Não chegaremos ao tão aguardado futuro sem antes passarmos pelos próximos dias

01/04/2020

Penso na frase acima sempre quando ouço gestores de recursos buscando convencer cotistas de que uma recessão, por mais severa que seja, não deverá alterar a rota de crescimento de uma determinada empresa. Um dia desses, na CNBC, um gestor proclamou: se uma empresa negocia com uma relação de preço/lucro de 16x, não será 1/16 desta trajetória que irá impedir seu destino a glória!

Tal proclamação, ainda que poética, traz consigo uma premissa perigosa, capaz de ludibriar muitos investidores famintos por uma oportunidade de ganhos expressivos nas bolsas de valores.

Pense aqui comigo. O mundo não só para, mas passa semanas discutindo a respeito do lucro por ação trimestral esperado para uma determinada empresa. Estariam todos os agentes envolvidos nesta tarefa dedicados a um exercício banal? Creio que não. O futuro não só é uma composição, mas também, uma condicionalidade.

Um bom exemplo do que busco argumentar pode ser visto na precificação de diversos contratos futuros.
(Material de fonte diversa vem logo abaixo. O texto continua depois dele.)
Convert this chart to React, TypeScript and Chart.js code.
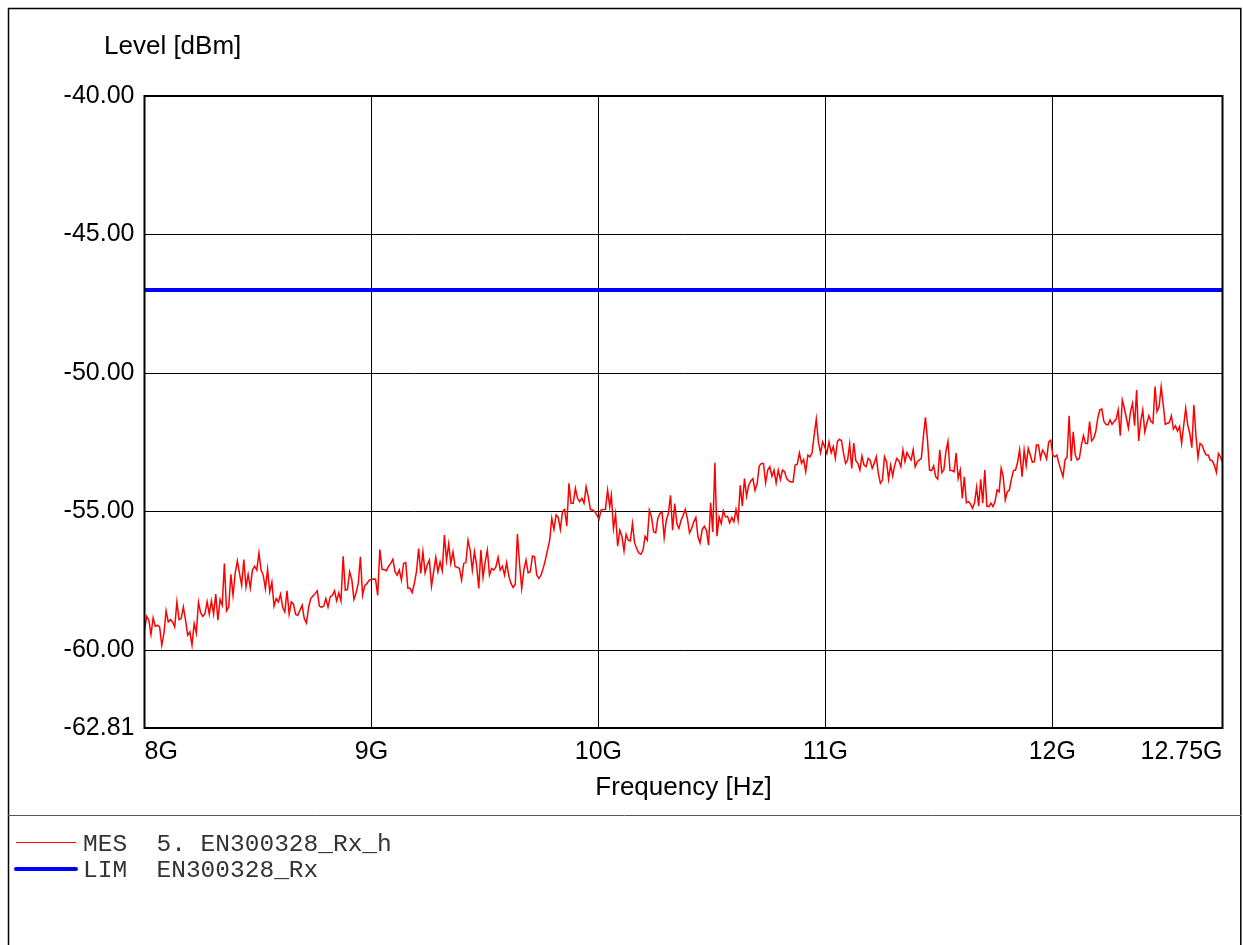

Pense nos contratos futuros do Ibovespa. Quem pensa que o preço do contrato futuro reflete a expectativa de onde estará o índice em sua data de vencimento comete um equívoco. O preço de tal contrato toma como base o seu preço atual ("preço spot") e embute em cima dele uma taxa de juros associada ao custo do dinheiro levando em consideração o custo de carregamento de todas as ações contidas no IBOV. Tudo que temos é o "hoje", o "agora"!
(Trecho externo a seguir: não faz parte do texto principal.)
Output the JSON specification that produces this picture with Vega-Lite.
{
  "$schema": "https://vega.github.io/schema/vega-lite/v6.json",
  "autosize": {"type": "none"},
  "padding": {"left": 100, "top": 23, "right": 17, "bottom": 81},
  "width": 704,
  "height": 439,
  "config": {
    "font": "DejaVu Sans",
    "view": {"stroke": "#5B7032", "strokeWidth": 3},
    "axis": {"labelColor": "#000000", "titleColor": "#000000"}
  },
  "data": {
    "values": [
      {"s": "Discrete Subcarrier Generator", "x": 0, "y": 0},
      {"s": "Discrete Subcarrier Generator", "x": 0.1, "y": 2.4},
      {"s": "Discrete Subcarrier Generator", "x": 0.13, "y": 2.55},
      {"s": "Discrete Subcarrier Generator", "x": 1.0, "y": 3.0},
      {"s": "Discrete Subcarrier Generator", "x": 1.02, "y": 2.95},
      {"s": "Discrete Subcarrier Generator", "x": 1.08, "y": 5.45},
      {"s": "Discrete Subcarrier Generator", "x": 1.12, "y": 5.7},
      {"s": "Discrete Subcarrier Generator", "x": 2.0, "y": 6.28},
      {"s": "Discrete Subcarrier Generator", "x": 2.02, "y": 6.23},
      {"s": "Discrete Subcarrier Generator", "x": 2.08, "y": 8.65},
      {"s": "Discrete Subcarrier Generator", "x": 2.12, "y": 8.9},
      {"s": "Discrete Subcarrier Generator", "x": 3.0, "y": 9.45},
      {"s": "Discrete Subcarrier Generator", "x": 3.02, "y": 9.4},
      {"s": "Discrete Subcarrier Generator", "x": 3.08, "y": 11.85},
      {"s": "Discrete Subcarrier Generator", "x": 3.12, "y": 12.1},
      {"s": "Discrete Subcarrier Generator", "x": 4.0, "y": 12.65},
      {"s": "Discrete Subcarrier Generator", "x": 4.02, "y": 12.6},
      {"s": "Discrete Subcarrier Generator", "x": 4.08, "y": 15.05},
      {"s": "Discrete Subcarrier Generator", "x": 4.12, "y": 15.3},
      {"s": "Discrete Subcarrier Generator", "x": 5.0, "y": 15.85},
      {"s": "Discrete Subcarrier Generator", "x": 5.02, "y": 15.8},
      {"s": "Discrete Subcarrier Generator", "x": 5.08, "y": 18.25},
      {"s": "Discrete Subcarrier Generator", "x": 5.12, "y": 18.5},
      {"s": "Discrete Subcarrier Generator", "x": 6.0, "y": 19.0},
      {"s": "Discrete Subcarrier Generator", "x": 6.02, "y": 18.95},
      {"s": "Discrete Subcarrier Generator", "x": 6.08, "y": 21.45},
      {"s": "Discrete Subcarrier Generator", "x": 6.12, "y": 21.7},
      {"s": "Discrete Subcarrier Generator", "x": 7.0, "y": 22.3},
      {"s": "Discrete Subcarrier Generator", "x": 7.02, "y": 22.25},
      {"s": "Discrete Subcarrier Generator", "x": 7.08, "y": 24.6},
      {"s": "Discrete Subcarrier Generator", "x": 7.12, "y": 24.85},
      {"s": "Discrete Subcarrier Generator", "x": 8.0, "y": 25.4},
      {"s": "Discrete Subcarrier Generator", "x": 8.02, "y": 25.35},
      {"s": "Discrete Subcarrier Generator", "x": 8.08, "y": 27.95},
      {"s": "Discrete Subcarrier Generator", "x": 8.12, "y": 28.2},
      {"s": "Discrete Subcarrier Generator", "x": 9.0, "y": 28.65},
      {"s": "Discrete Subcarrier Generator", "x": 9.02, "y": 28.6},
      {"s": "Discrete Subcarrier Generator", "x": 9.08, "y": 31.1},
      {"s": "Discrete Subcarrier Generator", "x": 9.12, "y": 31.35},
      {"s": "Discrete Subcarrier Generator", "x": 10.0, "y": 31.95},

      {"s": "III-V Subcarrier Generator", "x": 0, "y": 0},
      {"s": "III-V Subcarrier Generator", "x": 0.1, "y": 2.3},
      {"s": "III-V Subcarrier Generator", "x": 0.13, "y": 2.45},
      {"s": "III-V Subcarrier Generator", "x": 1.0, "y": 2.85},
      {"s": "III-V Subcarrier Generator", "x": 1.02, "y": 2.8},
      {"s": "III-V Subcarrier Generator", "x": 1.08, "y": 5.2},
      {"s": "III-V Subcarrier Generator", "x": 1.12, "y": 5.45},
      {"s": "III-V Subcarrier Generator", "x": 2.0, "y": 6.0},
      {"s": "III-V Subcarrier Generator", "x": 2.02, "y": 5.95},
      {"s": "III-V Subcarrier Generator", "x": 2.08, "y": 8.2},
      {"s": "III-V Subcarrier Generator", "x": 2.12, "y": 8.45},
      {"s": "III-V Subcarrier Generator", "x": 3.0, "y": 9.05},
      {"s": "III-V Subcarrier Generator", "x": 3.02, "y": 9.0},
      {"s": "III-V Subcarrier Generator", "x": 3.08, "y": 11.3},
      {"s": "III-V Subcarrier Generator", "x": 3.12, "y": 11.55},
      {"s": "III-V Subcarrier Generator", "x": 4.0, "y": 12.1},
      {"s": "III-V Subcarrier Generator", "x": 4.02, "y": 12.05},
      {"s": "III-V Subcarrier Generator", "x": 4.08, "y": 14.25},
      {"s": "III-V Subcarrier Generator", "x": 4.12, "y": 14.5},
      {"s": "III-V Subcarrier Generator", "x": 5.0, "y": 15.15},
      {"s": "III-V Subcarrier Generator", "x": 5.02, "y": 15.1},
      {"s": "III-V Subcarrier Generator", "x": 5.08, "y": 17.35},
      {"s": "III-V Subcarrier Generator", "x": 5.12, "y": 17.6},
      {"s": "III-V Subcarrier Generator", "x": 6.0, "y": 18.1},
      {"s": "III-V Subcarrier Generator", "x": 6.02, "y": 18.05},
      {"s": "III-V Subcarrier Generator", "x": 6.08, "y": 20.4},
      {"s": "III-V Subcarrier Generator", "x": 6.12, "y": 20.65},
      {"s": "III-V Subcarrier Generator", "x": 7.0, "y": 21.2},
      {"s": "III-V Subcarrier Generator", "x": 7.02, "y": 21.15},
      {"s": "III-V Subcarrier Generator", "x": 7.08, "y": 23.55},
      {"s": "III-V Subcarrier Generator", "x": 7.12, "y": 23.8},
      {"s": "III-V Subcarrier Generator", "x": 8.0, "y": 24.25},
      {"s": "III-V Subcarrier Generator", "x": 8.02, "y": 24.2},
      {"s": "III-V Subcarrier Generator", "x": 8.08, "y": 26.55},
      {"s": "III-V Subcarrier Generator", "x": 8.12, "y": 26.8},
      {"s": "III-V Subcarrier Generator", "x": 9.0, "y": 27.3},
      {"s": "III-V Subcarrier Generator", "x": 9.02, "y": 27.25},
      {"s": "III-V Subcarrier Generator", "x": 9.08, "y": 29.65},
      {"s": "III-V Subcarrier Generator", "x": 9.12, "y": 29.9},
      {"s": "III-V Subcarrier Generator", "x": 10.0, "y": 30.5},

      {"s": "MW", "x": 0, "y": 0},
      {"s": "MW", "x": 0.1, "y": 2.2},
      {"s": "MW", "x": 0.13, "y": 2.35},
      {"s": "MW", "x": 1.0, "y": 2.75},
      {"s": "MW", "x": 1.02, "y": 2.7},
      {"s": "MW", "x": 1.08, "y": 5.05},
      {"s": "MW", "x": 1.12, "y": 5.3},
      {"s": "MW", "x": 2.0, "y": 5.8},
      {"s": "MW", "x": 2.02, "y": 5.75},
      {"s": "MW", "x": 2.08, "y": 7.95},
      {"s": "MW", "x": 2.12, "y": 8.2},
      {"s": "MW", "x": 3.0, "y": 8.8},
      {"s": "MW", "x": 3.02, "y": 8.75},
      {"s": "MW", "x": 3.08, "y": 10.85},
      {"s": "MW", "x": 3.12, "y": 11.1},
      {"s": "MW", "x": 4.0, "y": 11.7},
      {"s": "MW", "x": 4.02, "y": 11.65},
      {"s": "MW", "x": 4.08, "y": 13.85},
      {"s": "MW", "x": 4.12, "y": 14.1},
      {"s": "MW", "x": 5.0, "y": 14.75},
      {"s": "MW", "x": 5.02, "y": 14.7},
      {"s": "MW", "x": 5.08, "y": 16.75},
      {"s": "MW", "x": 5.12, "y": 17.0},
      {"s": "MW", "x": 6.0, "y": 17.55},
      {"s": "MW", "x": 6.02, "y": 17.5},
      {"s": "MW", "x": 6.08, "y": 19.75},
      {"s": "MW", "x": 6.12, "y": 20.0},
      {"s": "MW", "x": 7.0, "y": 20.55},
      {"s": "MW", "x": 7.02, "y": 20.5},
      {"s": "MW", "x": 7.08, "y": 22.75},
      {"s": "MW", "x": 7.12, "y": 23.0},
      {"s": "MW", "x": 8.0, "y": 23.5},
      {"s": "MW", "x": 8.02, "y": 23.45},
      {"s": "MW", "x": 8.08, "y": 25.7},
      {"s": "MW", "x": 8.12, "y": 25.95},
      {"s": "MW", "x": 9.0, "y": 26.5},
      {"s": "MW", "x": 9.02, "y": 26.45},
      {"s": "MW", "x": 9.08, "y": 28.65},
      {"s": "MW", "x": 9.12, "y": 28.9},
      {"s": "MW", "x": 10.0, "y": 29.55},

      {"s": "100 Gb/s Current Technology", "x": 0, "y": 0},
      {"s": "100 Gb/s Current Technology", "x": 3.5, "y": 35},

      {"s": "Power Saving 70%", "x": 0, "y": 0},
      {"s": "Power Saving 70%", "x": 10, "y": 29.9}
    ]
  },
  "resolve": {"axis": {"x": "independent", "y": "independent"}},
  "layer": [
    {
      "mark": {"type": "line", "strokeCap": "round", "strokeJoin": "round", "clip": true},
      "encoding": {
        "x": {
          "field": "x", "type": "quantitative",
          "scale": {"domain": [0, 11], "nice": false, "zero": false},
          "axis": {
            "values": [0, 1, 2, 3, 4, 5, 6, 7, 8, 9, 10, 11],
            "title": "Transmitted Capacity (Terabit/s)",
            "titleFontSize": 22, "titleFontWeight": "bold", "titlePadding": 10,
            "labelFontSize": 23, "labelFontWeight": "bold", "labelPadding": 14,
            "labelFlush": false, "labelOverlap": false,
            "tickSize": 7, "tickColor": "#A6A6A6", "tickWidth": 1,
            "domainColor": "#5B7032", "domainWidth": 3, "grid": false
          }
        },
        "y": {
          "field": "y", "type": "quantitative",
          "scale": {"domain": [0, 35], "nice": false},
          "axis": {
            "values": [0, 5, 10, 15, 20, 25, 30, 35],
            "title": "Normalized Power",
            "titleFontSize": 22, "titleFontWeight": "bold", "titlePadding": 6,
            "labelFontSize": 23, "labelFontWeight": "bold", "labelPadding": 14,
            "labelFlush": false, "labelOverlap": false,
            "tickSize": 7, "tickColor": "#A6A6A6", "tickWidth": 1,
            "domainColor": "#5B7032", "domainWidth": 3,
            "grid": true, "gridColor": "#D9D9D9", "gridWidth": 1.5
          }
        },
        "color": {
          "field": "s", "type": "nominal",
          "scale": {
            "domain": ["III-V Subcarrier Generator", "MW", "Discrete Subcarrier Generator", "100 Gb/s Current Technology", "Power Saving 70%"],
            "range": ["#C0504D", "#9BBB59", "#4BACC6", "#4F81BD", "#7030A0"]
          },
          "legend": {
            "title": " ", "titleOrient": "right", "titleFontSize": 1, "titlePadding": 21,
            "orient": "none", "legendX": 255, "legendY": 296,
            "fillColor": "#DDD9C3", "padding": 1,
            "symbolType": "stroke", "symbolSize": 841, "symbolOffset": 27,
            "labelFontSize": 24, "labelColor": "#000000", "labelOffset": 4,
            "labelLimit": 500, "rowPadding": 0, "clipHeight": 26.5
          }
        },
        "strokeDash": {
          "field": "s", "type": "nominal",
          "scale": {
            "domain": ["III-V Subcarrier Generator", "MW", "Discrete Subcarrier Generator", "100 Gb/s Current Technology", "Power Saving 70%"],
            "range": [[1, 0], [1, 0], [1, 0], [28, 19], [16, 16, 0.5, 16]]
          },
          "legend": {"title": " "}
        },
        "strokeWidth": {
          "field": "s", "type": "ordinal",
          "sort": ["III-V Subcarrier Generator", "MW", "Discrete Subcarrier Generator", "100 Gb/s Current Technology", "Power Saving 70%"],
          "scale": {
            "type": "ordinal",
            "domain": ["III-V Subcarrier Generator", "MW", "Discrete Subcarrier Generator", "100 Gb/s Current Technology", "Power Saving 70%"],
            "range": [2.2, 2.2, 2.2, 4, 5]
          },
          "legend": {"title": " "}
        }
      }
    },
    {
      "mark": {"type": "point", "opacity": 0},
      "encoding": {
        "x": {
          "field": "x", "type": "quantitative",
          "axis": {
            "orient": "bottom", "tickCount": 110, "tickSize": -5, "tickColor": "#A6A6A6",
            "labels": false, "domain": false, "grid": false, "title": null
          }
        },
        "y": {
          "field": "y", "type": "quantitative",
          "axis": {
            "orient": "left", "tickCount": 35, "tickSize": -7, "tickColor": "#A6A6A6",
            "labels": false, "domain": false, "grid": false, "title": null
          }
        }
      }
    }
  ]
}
Ah, mas ontem o futuro do IBOV fechou no "after-market" bem abaixo do IBOV spot!!?? Sim, durante tal período não há como o arbitrador tirar proveito de tal distorção. Por isso, o futuro, de fato, reflete as incertezas e expectativas das próximas horas, próximos dias.

Ah, mas o futuro do S&P 500 sempre negocia abaixo do preço SPOT do S&P 500!!?? Bem, isso não é verdade. O que ocorre por lá é que, ao contrário do IBOV que é um índice de retorno total, o S&P 500 não promove os ajustes associados a dividendos.
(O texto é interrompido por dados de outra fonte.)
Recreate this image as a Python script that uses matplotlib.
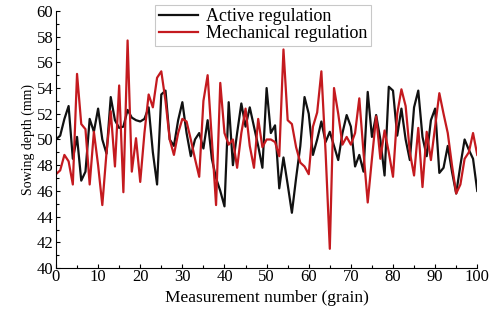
import numpy as np
from matplotlib import pyplot as plt
from matplotlib import rcParams
from matplotlib.ticker import MultipleLocator

rcParams['font.family'] = 'serif'
rcParams['font.serif'] = ['Liberation Serif', 'DejaVu Serif']
rcParams['xtick.direction'] = 'in'
rcParams['ytick.direction'] = 'in'

#%% values, one per grain (0..100)
grain = np.arange(0, 101)

active = [50.0, 50.3, 51.6, 52.6, 48.5, 50.2, 46.8, 47.5, 51.6, 50.6,
          52.4, 50.0, 48.9, 53.3, 51.5, 50.9, 51.0, 52.3, 51.7, 51.5,
          51.4, 51.6, 52.5, 49.0, 46.5, 53.5, 53.8, 50.0, 49.5, 51.5,
          52.9, 50.5, 48.7, 50.0, 50.5, 49.3, 51.5, 48.5, 47.0, 46.0,
          44.8, 52.9, 48.0, 50.5, 52.8, 51.0, 52.5, 51.0, 49.5, 47.8,
          54.0, 50.5, 51.1, 46.2, 48.6, 46.5, 44.3, 47.0, 49.5, 53.3,
          52.0, 48.8, 50.0, 51.4, 49.8, 50.6, 49.5, 48.4, 50.5, 51.9,
          51.0, 47.9, 48.8, 47.5, 53.7, 50.2, 51.9, 50.0, 47.2, 54.1,
          53.8, 50.3, 52.4, 50.0, 48.4, 52.5, 53.8, 50.2, 48.7, 51.5,
          52.4, 47.4, 47.8, 49.5, 47.5, 45.8, 48.0, 50.0, 49.2, 48.5,
          46.0]

mechanical = [47.3, 47.6, 48.8, 48.3, 46.5, 55.1, 51.2, 50.8, 46.5, 50.6,
              48.0, 44.9, 49.0, 52.2, 47.9, 54.2, 45.9, 57.7, 47.5, 50.1,
              46.7, 50.5, 53.5, 52.5, 54.8, 55.3, 53.0, 50.0, 48.8, 50.5,
              51.6, 51.4, 50.0, 48.5, 47.1, 53.0, 55.0, 50.0, 44.9, 54.4,
              50.5, 49.6, 50.0, 47.8, 50.5, 52.4, 49.5, 47.8, 51.6, 49.4,
              50.0, 50.0, 49.8, 48.7, 57.0, 51.5, 51.2, 49.4, 48.2, 47.9,
              47.3, 51.0, 52.1, 55.3, 49.0, 41.5, 54.0, 52.0, 49.6, 50.2,
              49.6, 50.5, 53.2, 49.0, 45.1, 48.5, 51.8, 48.5, 50.7, 49.0,
              47.1, 52.0, 53.9, 52.6, 49.0, 47.2, 50.9, 46.3, 50.6, 48.4,
              51.0, 53.6, 52.0, 50.5, 48.0, 45.8, 46.5, 48.5, 49.0, 50.5,
              48.8]

#%%
fig = plt.figure(figsize=(4.91, 3.11), dpi=100)
ax = fig.add_axes([0.114, 0.138, 0.858, 0.827])

ax.plot(grain, active, color='#111111', lw=1.6, label='Active regulation')
ax.plot(grain, mechanical, color='#c41a1f', lw=1.6, label='Mechanical regulation')

ax.set_xlim(0, 100)
ax.set_ylim(40, 60)
ax.xaxis.set_major_locator(MultipleLocator(10))
ax.xaxis.set_minor_locator(MultipleLocator(5))
ax.yaxis.set_major_locator(MultipleLocator(2))
ax.yaxis.set_minor_locator(MultipleLocator(1))
ax.tick_params(which='major', length=3, width=0.8, labelsize=12, pad=2)
ax.tick_params(which='minor', length=2, width=0.8)
ax.tick_params(axis='x', pad=1)

for s in ['top', 'right']:
    ax.spines[s].set_visible(False)

ax.set_xlabel('Measurement number (grain)', fontsize=12.5, labelpad=3)
ax.set_ylabel('Sowing depth (mm)', fontsize=10, labelpad=1)

leg = ax.legend(loc='upper left', bbox_to_anchor=(0.316, 0.985),
                bbox_transform=fig.transFigure, fontsize=13, frameon=True,
                fancybox=False, edgecolor='#bbbbbb', borderpad=0.2,
                labelspacing=0.0, handlelength=2.2, handletextpad=0.4,
                borderaxespad=0)
leg.get_frame().set_linewidth(0.8)

fig.savefig('out.png', dpi=100)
Agora voltando a tese central discutida aqui, não há nada de errado em tentar projetar o futuro. Aqueles que se aventuram neste desafio devem o fazer cientes de que cada decisão tomada no presente tem o poder de afetar, mesmo que de forma inexpressiva, o que está por vir. Contudo, o maior problema que busco aqui endereçar é que tal conceito não só é obvio, mas é de conhecimento de todos os praticantes no mercado. Sendo assim, a questão que busco explorar deixa de ser filosófica e passa a ser uma relacionada a boa-fé daqueles que falam de um futuro como se predestinado fosse.